We acknowledge the government's efforts to enhance the rule of law and combat the informal economy, with the aim of fulfilling requirements for EU accession. The recent Sofia declaration determined that EU accession negotiations for Albania will likely start in 2019. However, given strong sentiments in specific EU countries against further geographic expansion of the EU, we think that Albania's accession is unlikely before 2025.
Strong EU membership aspirations, for example, spurred the government to pass the judicial reform last year, which aims at creating a more independent judiciary. The reform has the potential to sustainably improve the country's business environment, for example, by increasing the effectiveness of property rights enforcement. Implementation of the reform is currently on track with the formal vetting bodies established and several judges already leaving the system voluntarily or due to being forced out. This is a strong indication that these key reform efforts are sustainable, even though comprehensive reform and restructuring of the judicial system will require more time.
Further structural reforms are necessary to strengthen Albania's still-weak institutional framework, in our view. In general, the country has a considerable shadow economy, with prevalent corruption and constrained effectiveness of the rule of law.
We project that Albania's formal economy will expand by an average of 3.8% in real terms between 2018 and 2021, albeit still from a relatively low level of development. A number of large-scale investment projects currently underpin growth, and will likely be completed in 2019, including the Trans-Adriatic Pipeline (TAP), which will connect Albania with Italy and the Caspian Sea, as well as the construction of a hydropower plant. In addition, the tourism sector has indicated very solid growth rates over the past two years, and we see clear further development potential in this area. We consider that strong domestic demand, with rising consumption and private investment, will be a primary expansion engine, also aided by rising employment levels.
In the long term, government reforms could support an improved business environment and help the country to attract additional FDI. This would help unlock Albania's economic potential, for example in the areas of energy, tourism, and potentially in higher value-added sectors, such as business services, and information and communication technologies.
The stable outlook reflects our view that Albania will deliver solid economic growth and is unlikely to incur significant fiscal or external imbalances over the next three to four years.

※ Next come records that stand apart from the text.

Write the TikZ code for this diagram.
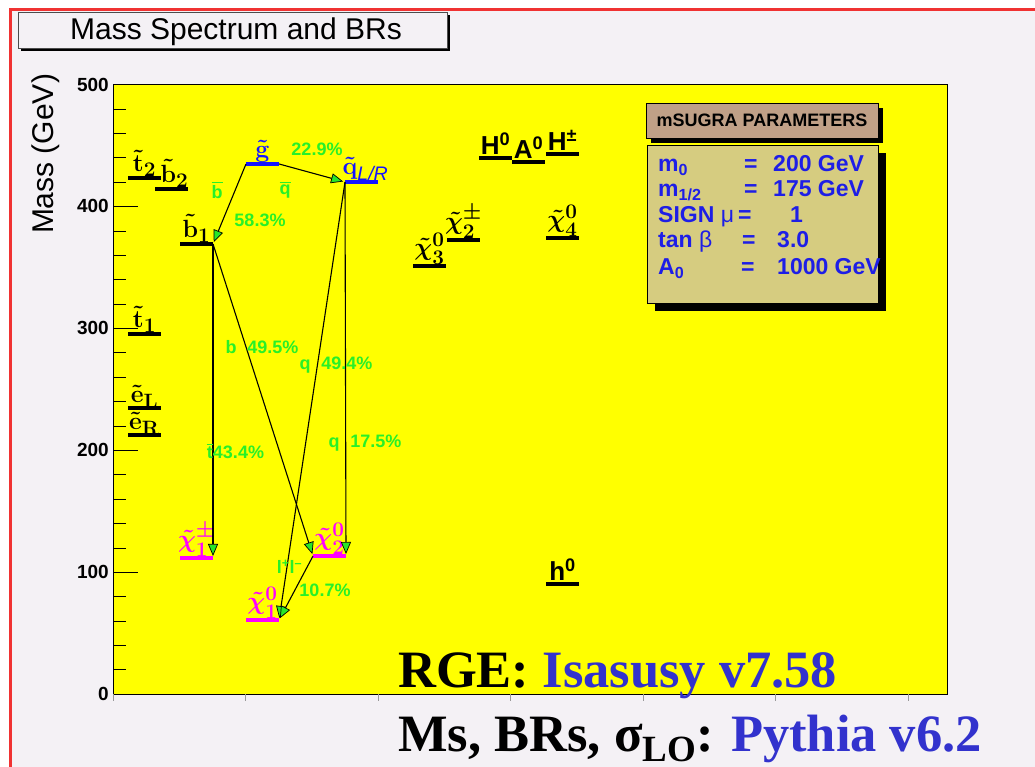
\documentclass[tikz,border=0pt]{standalone}
\usepackage{amsmath}
\usepackage{fontspec}
\setmainfont{Liberation Serif}
\setsansfont{Liberation Sans}
\usetikzlibrary{arrows.meta, positioning}

\definecolor{panelbg}{RGB}{244,241,245}
\definecolor{rootred}{RGB}{240,50,50}
\definecolor{plotyellow}{RGB}{255,255,0}
\definecolor{brgreen}{RGB}{40,240,40}
\definecolor{tipgreen}{RGB}{40,230,40}
\definecolor{sqblue}{RGB}{20,20,255}
\definecolor{inomag}{RGB}{255,0,255}
\definecolor{parblue}{RGB}{30,30,230}
\definecolor{partitle}{RGB}{192,160,135}
\definecolor{parbox}{RGB}{214,204,128}
\definecolor{progblue}{RGB}{50,50,205}

\tikzset{
  level/.style={line width=4.5pt},
  decay/.style={line width=1.1pt, -{Triangle[length=12pt,width=10pt,line width=0.7pt,fill=tipgreen]}, shorten >=2pt},
  spart/.style={inner sep=0.5pt, font=\fontsize{28}{28}\selectfont\boldmath},
  higgs/.style={inner sep=0.5pt, font=\fontsize{26}{26}\selectfont\sffamily\bfseries},
  br/.style={text=brgreen, inner sep=0pt, font=\fontsize{18}{18}\selectfont\sffamily\bfseries},
  axlab/.style={anchor=east, inner sep=0pt, font=\fontsize{19}{19}\selectfont\sffamily\bfseries},
  par/.style={text=parblue, anchor=base west, inner sep=0pt, font=\fontsize{23}{23}\selectfont\sffamily\bfseries},
  prog/.style={anchor=base west, inner sep=0pt, font=\fontsize{52.5}{52.5}\selectfont\bfseries},
}
\newcommand{\ovl}[1]{$\overline{\hbox{#1}}$}

\begin{document}
\begin{tikzpicture}[x=1pt, y=1pt]
    \useasboundingbox (0,0) rectangle (1035,767);
    % Canvas and red frame
    \fill[white] (0,0) rectangle (1035,767);
    \fill[panelbg] (10.5,0) rectangle (1035,757.5);
    \draw[rootred, line width=3pt] (10.5,0) -- (10.5,757.5) -- (1035,757.5);

    % Title box
    \draw[line width=2.5pt] (21,717.5) -- (448.5,717.5) -- (448.5,752);
    \draw[fill=panelbg, draw=black!70] (18,719) rectangle (447,755);
    \node[font=\fontsize{30}{30}\selectfont\sffamily, anchor=base] (title) at (236,727) {Mass Spectrum and BRs};

    % Axis title
    \node[rotate=90, font=\fontsize{30}{30}\selectfont\sffamily] (ytitle) at (46,613) {Mass (GeV)};

    \begin{scope}[shift={(113pt,73pt)}, y=1.219pt]
        % Frame
        \draw[fill=plotyellow, line width=0.8pt] (0,0) rectangle (834,500);

        % Y-axis ticks and labels
        \foreach \m in {0,20,...,500}
            \draw (0,\m) -- (13,\m);
        \foreach \m in {0,100,...,500} {
            \draw (0,\m) -- (25,\m);
            \node[axlab] (ylab\m) at (-4,\m) {\m};
        }
        % X-axis ticks
        \foreach \i in {0,...,6}
            \draw[black!40] ({\i*132.5},0) -- ({\i*132.5},-5.5);

        % --- Mass levels ---
        \foreach \nm/\x/\m/\c in {st2/15/423.3/black, sb2/42/414.3/black, sb1/67/369.2/black,
                gl/133/434.8/sqblue, sq/232/420.0/sqblue, st1/15/295.3/black,
                seL/15/234.6/black, seR/15/212.5/black, cha1/67/111.6/inomag,
                neu2/200/113.2/inomag, neu1/133/60.7/inomag, neu3/300/351.1/black,
                cha2/334/372.4/black, H/366/439.7/black, A/399/436.4/black,
                Hc/433/443.0/black, neu4/433/374.1/black, h/433/90.2/black} {
            \coordinate (\nm-l) at (\x,\m);
            \coordinate (\nm-r) at (\x+33,\m);
            \coordinate (\nm) at (\x+16.5,\m);
            \draw[level, \c] (\nm-l) -- (\nm-r);
        }

        % Particle labels
        \node[spart, above=1pt of st2] (st2-t) {$\tilde{\mathbf t}_2$};
        \node[spart, above=1pt of sb2, xshift=3pt] (sb2-t) {$\tilde{\mathbf b}_2$};
        \node[spart, above=1pt of sb1] (sb1-t) {$\tilde{\mathbf b}_1$};
        \node[spart, text=sqblue, above=1pt of gl] (gl-t) {$\tilde{\mathbf g}$};
        \node[spart, text=sqblue, above=1pt of sq, xshift=4pt] (sq-t) {$\tilde{\mathbf q}_{\textsf{\textit{L/R}}}$};
        \node[spart, above=1pt of st1] (st1-t) {$\tilde{\mathbf t}_1$};
        \node[spart, above=-1pt of seL] (seL-t) {$\tilde{\mathbf e}_{\mathbf L}$};
        \node[spart, above=-1pt of seR] (seR-t) {$\tilde{\mathbf e}_{\mathbf R}$};
        \node[spart, text=inomag, above=1pt of cha1] (cha1-t) {$\tilde{\chi}^{\pm}_1$};
        \node[spart, text=inomag, above=1pt of neu2] (neu2-t) {$\tilde{\chi}^{0}_2$};
        \node[spart, text=inomag, above=1pt of neu1] (neu1-t) {$\tilde{\chi}^{0}_1$};
        \node[spart, above=1pt of neu3] (neu3-t) {$\tilde{\chi}^{0}_3$};
        \node[spart, above=1pt of cha2] (cha2-t) {$\tilde{\chi}^{\pm}_2$};
        \node[spart, above=1pt of neu4] (neu4-t) {$\tilde{\chi}^{0}_4$};
        \node[higgs, above=3pt of H] (H-t) {H\textsuperscript{0}};
        \node[higgs, above=3pt of A] (A-t) {A\textsuperscript{0}};
        \node[higgs, above=3pt of Hc] (Hc-t) {H\textsuperscript{±}};
        \node[higgs, above=3pt of h] (h-t) {h\textsuperscript{0}};

        % Decays
        \draw[decay] (gl-l) -- (sb1-r);
        \draw[decay] (gl-r) -- (sq-l);
        \draw[decay] (sb1-r) -- (cha1-r);
        \draw[decay] (sb1-r) -- (neu2-l);
        \draw[decay] (sq-l) -- (neu2-r);
        \draw[decay] (sq-l) -- (neu1-r);
        \draw[decay] (neu2-l) -- (neu1-r);

        % Branching ratios
        \node[br] (br-gq) at (204,447.1) {22.9\%};
        \node[br] (br-qbar) at (172,413.5) {\ovl{q}};
        \node[br] (br-bbar) at (104,413.5) {\ovl{b}};
        \node[br] (br-gb) at (147,388.8) {58.3\%};
        \node[br] (br-bn) at (149,284.7) {b\hspace{0.6em}49.5\%};
        \node[br] (br-qn) at (223,269.9) {q\hspace{0.6em}49.4\%};
        \node[br] (br-bc) at (122.5,199.3) {\ovl{t}43.4\%};
        \node[br] (br-qc) at (252,205.9) {q\hspace{0.6em}17.5\%};
        \node[br] (br-ll) at (176.5,104.2) {l\textsuperscript{+}l\textsuperscript{--}};
        \node[br] (br-nn) at (212,85.3) {10.7\%};
    \end{scope}

    % mSUGRA parameters
    \fill (651,624) rectangle (883,659);
    \draw[fill=partitle, line width=0.8pt] (646,629) rectangle (878,664);
    \node[font=\fontsize{18}{18}\selectfont\sffamily\bfseries] (partitle) at (762,646.5) {mSUGRA PARAMETERS};
    \fill (655,456) rectangle (886,614);
    \draw[fill=parbox, line width=0.8pt] (647,464) rectangle (878,622);
    \node[par] (p-m0) at (658,595) {m\textsubscript{0}};
    \node[par] (p-m0e) at (744,595) {=};
    \node[par] (p-m0v) at (773,595) {200 GeV};
    \node[par] (p-mh) at (658,570) {m\textsubscript{1/2}};
    \node[par] (p-mhe) at (744,570) {=};
    \node[par] (p-mhv) at (773,570) {175 GeV};
    \node[par] (p-mu) at (658,544) {SIGN {\mdseries μ}};
    \node[par] (p-mue) at (738,544) {=};
    \node[par] (p-muv) at (790,544) {1};
    \node[par] (p-tb) at (658,519) {tan {\mdseries β}};
    \node[par] (p-tbe) at (742,519) {=};
    \node[par] (p-tbv) at (777,519) {3.0};
    \node[par] (p-a0) at (658,492) {A\textsubscript{0}};
    \node[par] (p-a0e) at (741,492) {=};
    \node[par] (p-a0v) at (777,492) {1000 GeV};

    % Programs
    \node[prog] (rge) at (398,79) {RGE: \textcolor{progblue}{Isasusy v7.58}};
    \node[prog] (gen) at (398,15) {Ms, BRs, σ\raisebox{-0.18em}{\fontsize{37}{37}\selectfont LO}: \textcolor{progblue}{Pythia v6.2}};
\end{tikzpicture}
\end{document}
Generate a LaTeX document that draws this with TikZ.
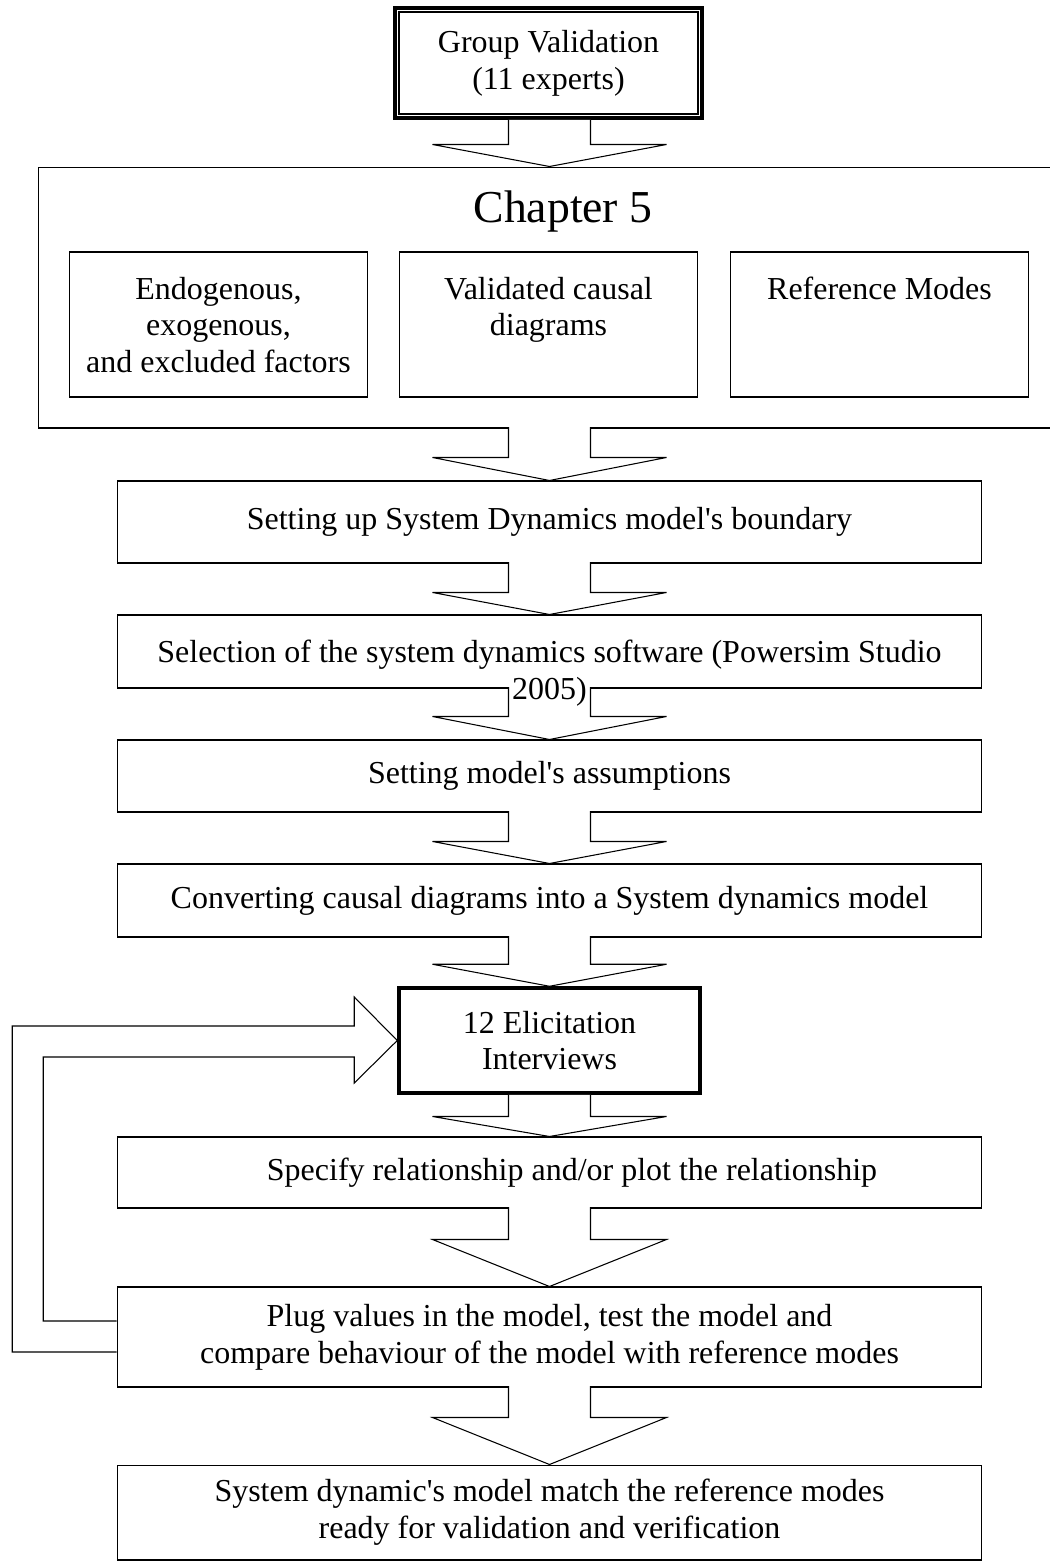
\documentclass[tikz,border=0pt]{standalone}
\usepackage{fontspec}
\setmainfont{Liberation Serif}
\usetikzlibrary{calc,positioning}

% block arrow from the bottom of #2 down to the top of #3, head depth #4
\newcommand{\flowto}[4][1.5]{%
  \draw[flow] ($(#3.north |- #2.south)+(-41,-#1)$) -- ($(#3.north)+(-41,-#4)$)
    -- ($(#3.north)+(-117,-#4)$) -- (#3.north) -- ($(#3.north)+(117,-#4)$)
    -- ($(#3.north)+(41,-#4)$) -- ($(#3.north |- #2.south)+(41,-#1)$);}

\begin{document}
\begin{tikzpicture}[x=0.02cm, y=-0.02cm, font=\fontsize{18.2}{21}\selectfont]
  \tikzset{stepbox/.style={draw, line width=0.6pt, inner sep=0pt, align=center,
      minimum width=17.3cm},
    subbox/.style={draw, line width=0.6pt, minimum width=5.96cm, minimum height=2.9cm},
    subtext/.style={inner sep=0pt, align=center},
    flow/.style={draw, fill=white, line width=0.6pt}}
  \useasboundingbox (0,0) rectangle (1049,1562);

  \node[draw, line width=2.2pt, minimum width=6.14cm, minimum height=2.2cm, align=center]
    (group) at (548.5,63) {Group Validation\\(11 experts)};
  \draw[line width=0.8pt] ($(group.north west)+(6,6)$) rectangle ($(group.south east)+(-6,-6)$);

  % chapter 5 frame runs off the right edge
  \node[draw, line width=0.6pt, minimum width=20.46cm, minimum height=5.22cm] (ch5) at (549.5,297.5) {};
  \node[font=\fontsize{26}{30}\selectfont, inner sep=0pt] (ch5title) at (563,212) {Chapter 5};
  \node[subbox] (factors) at (218.5,324.5) {};
  \node[subbox] (causal) at (548.5,324.5) {};
  \node[subbox] (refmodes) at (879.5,324.5) {};
  \node[subtext, below=0.5cm of factors.north] (factorstext) {Endogenous,\\exogenous,\\and excluded factors};
  \node[subtext, below=0.5cm of causal.north] (causaltext) {Validated causal\\diagrams};
  \node[subtext, below=0.5cm of refmodes.north] (refmodestext) {Reference Modes};

  \node[stepbox, minimum height=1.64cm] (boundary) at (549.5,522) {Setting up System Dynamics model\textquotesingle s boundary};
  \node[stepbox, minimum height=1.46cm] (software) at (549.5,651.5) {};
  \node[stepbox, minimum height=1.44cm] (assume) at (549.5,776) {Setting model\textquotesingle s assumptions};
  \node[stepbox, minimum height=1.46cm] (convert) at (549.5,900.5) {Converting causal diagrams into a System dynamics model};
  \node[draw, line width=2pt, minimum width=6.02cm, minimum height=2.1cm, align=center]
    (interviews) at (549.5,1040.5) {12 Elicitation\\Interviews};
  \node[stepbox, minimum height=1.42cm] (relation) at (549.5,1172.5) {\hspace*{0.9cm}Specify relationship and/or plot the relationship};
  \node[stepbox, minimum height=2cm] (plug) at (549.5,1337) {Plug values in the model, test the model and\\compare behaviour of the model with reference modes};
  \node[stepbox, minimum height=1.9cm] (ready) at (549.5,1512.5) {System dynamic\textquotesingle s model match the reference modes\\ready for validation and verification};

  \flowto[0]{group}{ch5}{22}
  \flowto{ch5}{boundary}{23}
  \flowto{boundary}{software}{22}
  \flowto{software}{assume}{23}
  \flowto{assume}{convert}{22}
  \flowto{convert}{interviews}{22}
  \flowto[0]{interviews}{relation}{20}
  \flowto{relation}{plug}{47}
  \flowto{plug}{ready}{47}

  % loop back from testing to the interviews
  \draw[flow, fill=none] ($(plug.west)+(0,15)$) -| ($(interviews.west)+(-385,-14.5)$)
    -- ($(interviews.west)+(-43,-14.5)$) -- ($(interviews.west)+(-43,-43.5)$) -- (interviews.west)
    -- ($(interviews.west)+(-43,42.5)$) -- ($(interviews.west)+(-43,16.5)$)
    -- ($(interviews.west)+(-354,16.5)$) |- ($(plug.west)+(0,-16)$);

  % this text spills over the box and the arrow below it
  \node[subtext, below=0.5cm of software.north] (softwaretext) {Selection of the system dynamics software (Powersim Studio\\2005)};
\end{tikzpicture}
\end{document}
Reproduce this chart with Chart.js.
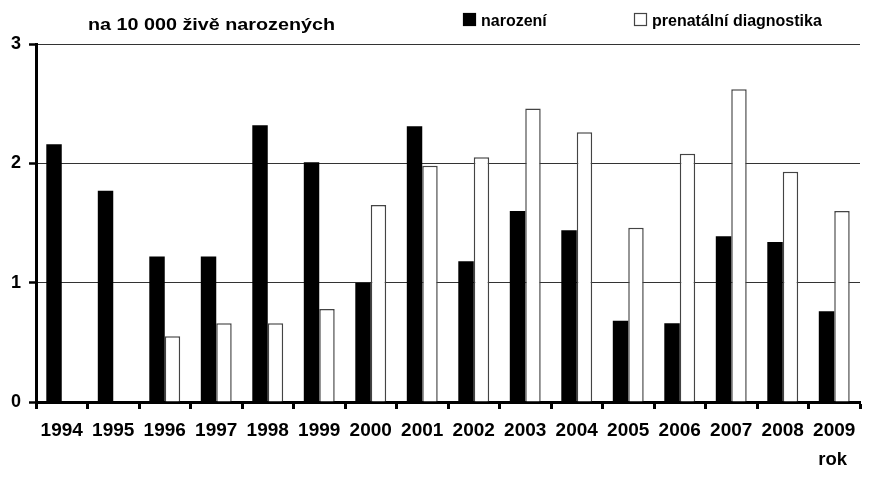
<!DOCTYPE html>
<html>
<head>
<meta charset="utf-8">
<script src="https://cdn.jsdelivr.net/npm/chart.js@4"></script>
<style>
  html, body { margin: 0; padding: 0; background: #fff; }
  #wrap { width: 869px; height: 483px; }
</style>
</head>
<body>
<div id="wrap"><canvas id="canvas-vady"></canvas></div>
<script>
var years = ['1994', '1995', '1996', '1997', '1998', '1999', '2000', '2001',
             '2002', '2003', '2004', '2005', '2006', '2007', '2008', '2009'];
var narozeni = [2.16, 1.77, 1.22, 1.22, 2.32, 2.01, 1.00, 2.31,
                1.18, 1.60, 1.44, 0.68, 0.66, 1.39, 1.34, 0.76];
var prenatalni = [0, 0, 0.55, 0.66, 0.66, 0.78, 1.65, 1.98,
                  2.05, 2.46, 2.26, 1.46, 2.08, 2.62, 1.93, 1.60];
var yTicks = [0, 1, 2, 3];

var FONT = '"Liberation Sans", Arial, sans-serif';

// nadpis, legenda a popisek osy "rok"
var texty = {
    id: 'texty',
    afterDraw: function(chart) {
        var ctx = chart.ctx;
        var ds = chart.data.datasets;
        ctx.save();
        ctx.fillStyle = '#000';
        ctx.textBaseline = 'alphabetic';
        ctx.textAlign = 'left';

        // nadpis je v originale roztazeny do sirky
        var nadpis = 'na 10 000 živě narozených';
        ctx.font = 'bold 17px ' + FONT;
        var sx = 247 / ctx.measureText(nadpis).width;
        ctx.save();
        ctx.translate(88, 30);
        ctx.scale(sx, 1);
        ctx.fillText(nadpis, 0, 0);
        ctx.restore();

        ctx.font = 'bold 16px ' + FONT;
        var items = [{x: 463, ds: ds[0]}, {x: 634, ds: ds[1]}];
        items.forEach(function(it) {
            ctx.fillStyle = it.ds.backgroundColor;
            ctx.fillRect(it.x, 13, 13, 13);
            ctx.strokeStyle = it.ds.borderColor;
            ctx.lineWidth = 1.2;
            ctx.strokeRect(it.x + 0.5, 13.5, 12, 12);
            ctx.fillStyle = '#000';
            ctx.fillText(it.ds.label, it.x + 18, 26);
        });

        ctx.font = 'bold 18.5px ' + FONT;
        ctx.textAlign = 'right';
        ctx.fillText('rok', 847, 465);
        ctx.restore();
    }
};

var config = {
    type: 'bar',
    data: {
        labels: years,
        datasets: [{
            label: 'narození',
            data: narozeni,
            backgroundColor: '#000',
            borderColor: '#000',
            borderWidth: 0
        }, {
            label: 'prenatální diagnostika',
            data: prenatalni,
            backgroundColor: '#fff',
            borderColor: '#444',
            borderWidth: 1.5
        }]
    },
    options: {
        responsive: false,
        animation: false,
        devicePixelRatio: 1,
        categoryPercentage: 0.6,
        barPercentage: 1.0,
        layout: {
            padding: { top: 44, right: 9, left: 0, bottom: 0 }
        },
        plugins: {
            legend: { display: false },
            title: { display: false },
            tooltip: { enabled: false }
        },
        scales: {
            x: {
                offset: true,
                grid: {
                    offset: true,
                    drawOnChartArea: false,
                    drawTicks: true,
                    tickLength: 7,
                    tickWidth: 3,
                    tickColor: '#000'
                },
                border: { display: true, color: '#000', width: 3 },
                ticks: {
                    color: '#000',
                    padding: 10,
                    maxRotation: 0,
                    autoSkip: false,
                    font: { family: FONT, size: 19, weight: 'bold' }
                },
                afterFit: function(scale) { scale.height = 81; }
            },
            y: {
                min: 0,
                max: 3,
                afterBuildTicks: function(scale) {
                    scale.ticks = yTicks.map(function(v) { return {value: v}; });
                },
                grid: {
                    color: '#333',
                    lineWidth: 1,
                    drawTicks: true,
                    tickLength: 7,
                    tickWidth: 2.5,
                    tickColor: '#000'
                },
                border: { display: true, color: '#000', width: 3 },
                ticks: {
                    color: '#000',
                    padding: 8,
                    font: { family: FONT, size: 18, weight: 'bold' }
                },
                afterFit: function(scale) { scale.width = 36; }
            }
        }
    },
    plugins: [texty]
};

var canvas = document.getElementById('canvas-vady');
canvas.width = 869;
canvas.height = 483;
var vadyChart = new Chart(canvas, config);
</script>
</body>
</html>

A stronger and more pronounced period of sustainable economic growth, fostered by continuous attraction of foreign direct investment (FDI) and successfully combatting of the informal economy, could lead to a positive rating action. An upgrade could also follow if fiscal consolidation strengthened beyond our base case leading to a more pronounced downward trajectory for public debt, or a lower interest bill as a share of government revenues. Additionally, effective de-euroization efforts by the Bank of Albania (BoA) would enhance monetary transmission and could put upward pressure on the ratings.
We might take a negative rating action if we observed material fiscal slippages, resulting from higher fiscal deficits or materialization of contingent liabilities from PPP projects or arrears. We could also lower the rating if we observed a prolonged period of repressed credit growth, pointing to weaker monetary transition mechanisms."